Imaginemos una universidad donde los títulos, las becas, los reconocimientos, los grados, las calificaciones y, en especial, las manipulaciones del conocimiento estén en manos de los alumnos. De tal modo que cualquier decisión en materia escolar sea al mismo tiempo una prueba de maduración personal, una experiencia ilustradora; dado que todas las decisiones importantes tomadas por los administradores actuales les afectan en gran medida a los alumnos. En muchos sentidos esto muestra la base de las anomalías universitarias ¿qué autoriza a un grupo de profesores, en acuerdo, cuando el mejor de los casos, a tomar decisiones que sólo conciernen a la vida intelectual y personal de los demás? Este formato actual ha resultado ser un absurdo, una contradicción al espíritu humanista que pretende proveer la universidad, y, sin embargo, ocurre hoy y ocurrirá mañana.
A grandes males, grandes remedios, es preciso abolir los sistemas obsoletos de administración dentro de las universidades.
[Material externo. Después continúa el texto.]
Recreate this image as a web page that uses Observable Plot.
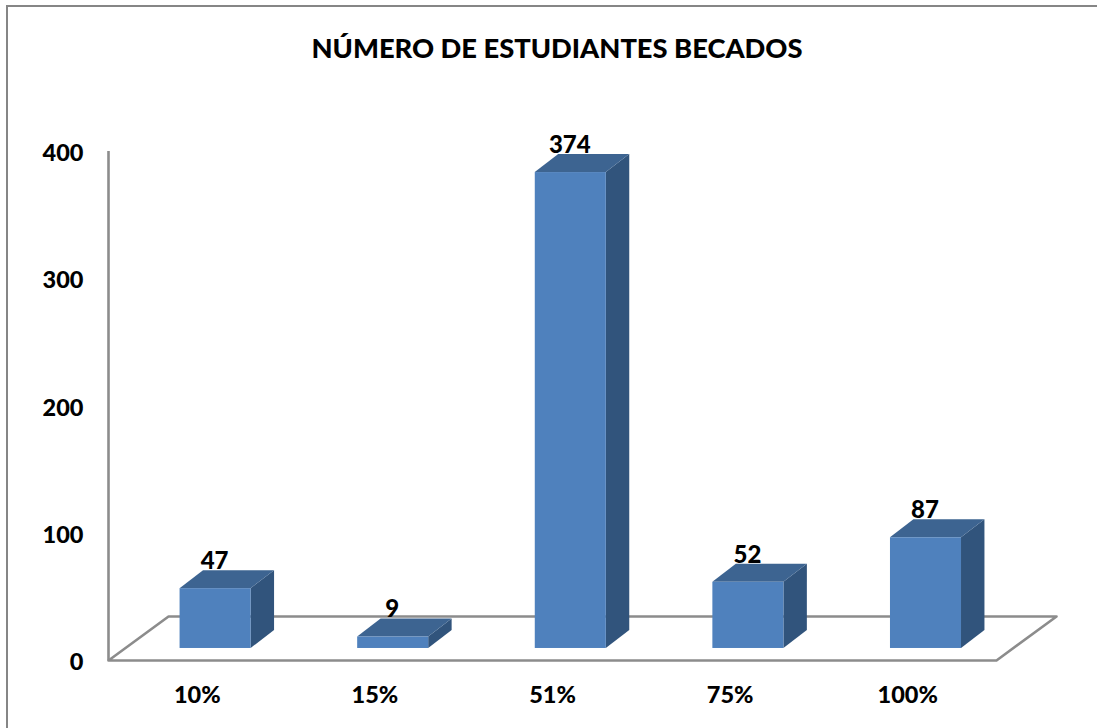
<!DOCTYPE html>
<html>
<head>
<meta charset="utf-8">
<script src="https://cdn.jsdelivr.net/npm/d3@7"></script>
<script src="https://cdn.jsdelivr.net/npm/@observablehq/plot@0.6"></script>
<style>
html,body{margin:0;padding:0;background:#fff;overflow:hidden}
#wrap{position:relative;width:1097px;height:728px;font-family:Lato,"Open Sans",sans-serif}
#frame{position:absolute;left:6px;top:5px;right:-5px;bottom:-5px;border-left:2px solid #868686;border-top:2px solid #868686;pointer-events:none}
#title{height:100px;line-height:96px;text-align:center;padding-left:17px;font-size:27.3px;font-weight:900;color:#000;white-space:nowrap}
svg{display:block}
</style>
</head>
<body>
<div id="wrap">
<div id="frame"></div>
<div id="title">NÚMERO DE ESTUDIANTES BECADOS</div>
<div id="chart"></div>
</div>
<script>
const categories = ["10%", "15%", "51%", "75%", "100%"];
const values = [47, 9, 374, 52, 87];
const yTicks = [0, 100, 200, 300, 400];

// 3D box geometry in scale units
const floorDX = 0.338, floorDY = 34.6;
const baseDX = 0.103, baseDY = 9.45;
const barW = 0.4, boxDX = 0.132, boxDY = 14.1;

const rows = values.map((v, i) => {
  const xl = i + 0.3 + baseDX;
  return {i, v, cat: categories[i], xl, xr: xl + barW, y0: baseDY, y1: baseDY + v};
});
const side = rows.flatMap(r => [0, 1].map(t => ({
  i: r.i, x: r.xr + t * boxDX, lo: r.y0 + t * boxDY, hi: r.y1 + t * boxDY
})));
const top_ = rows.flatMap(r => [0, 1].map(t => ({
  i: r.i, a: r.xl + t * boxDX, b: r.xr + t * boxDX, y: r.y1 + t * boxDY
})));
const n = categories.length;
const floor = [[0, 0], [floorDX, floorDY], [n + floorDX, floorDY], [n, 0], [0, 0]];
const axisGray = "#8c8c8c";

const plot = Plot.plot({
  width: 1097,
  height: 628,
  marginLeft: 108,
  marginRight: 101,
  marginTop: 51,
  marginBottom: 68,
  style: {fontFamily: "Lato, 'Open Sans', sans-serif", background: "transparent", overflow: "visible"},
  x: {domain: [0, n]},
  y: {domain: [0, 400]},
  marks: [
    Plot.line(floor, {x: d => d[0], y: d => d[1], stroke: axisGray, strokeWidth: 2.6, curve: "linear"}),
    Plot.ruleX([0], {y1: 0, y2: 400, stroke: axisGray, strokeWidth: 2.6}),
    Plot.area(side, {x1: "x", y1: "lo", y2: "hi", z: "i", fill: "#31547c", curve: "linear"}),
    Plot.area(top_, {x1: "a", x2: "b", y1: "y", y2: "y", z: "i", fill: "#3d6491", curve: "linear"}),
    Plot.rect(rows, {x1: "xl", x2: "xr", y1: "y0", y2: "y1", fill: "#4f81bd"}),
    Plot.text(rows, {
      x: d => (d.xl + d.xr) / 2, y: d => d.y1 + boxDY, text: d => String(d.v),
      dy: -9.5, dx: -1, fontSize: 24, fontWeight: 900, fill: "#000"
    }),
    Plot.axisY({
      ticks: yTicks, tickSize: 0, tickPadding: 25, dy: 2, label: null,
      fontSize: 23.5, fontWeight: 900, color: "#000", tickFormat: d => String(d)
    }),
    Plot.axisX({
      ticks: categories.map((_, i) => i + 0.5), tickSize: 0, tickPadding: 26, label: null,
      fontSize: 23.5, fontWeight: 900, color: "#000",
      tickFormat: d => categories[d - 0.5]
    })
  ]
});
document.getElementById("chart").appendChild(plot);
</script>
</body>
</html>
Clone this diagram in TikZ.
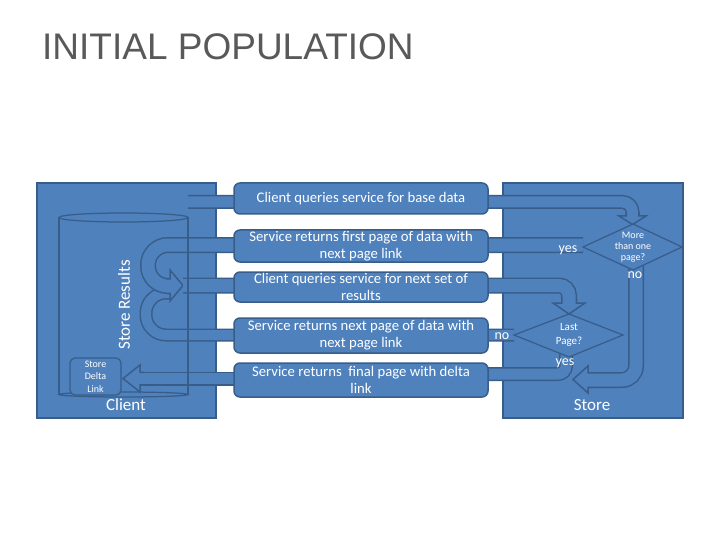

Desparecer la figura autoritaria de maestros y administradores, regresar al sentido primordial de la educación: el cambio volitivo individual. Que cada alumno sea su propio maestro y que la educación se construya entre pares, entre iguales, no entre diferentes. No hay nada que perder.
En última instancia, lo peor que pudiera suceder ya ha acontecido, la educación proveída por la universidad pública está generando serios cuestionamientos acerca de su propia inercia, a tal grado que pone en riesgo su continuidad. Es posible que no sobreviva a la presente crisis de credibilidad, acentuada por los desdenes de la tecnocracia nacional. En México, como en otros países, la educación pública no constituye un factor de cambio, sino un motivo de discusión que raya en vergüenza, desequilibrio e inequidad. Mientras tanto, la brecha entre aquellos que reciben educación de calidad, porque pueden pagarla, y los alumnos que abarrotan las aulas públicas para encontrar un predominio ofensivo de la burocracia y la necesidad económica, aumenta sin cesar. Paradójicamente, la solución sigue siendo la propia educación universitaria.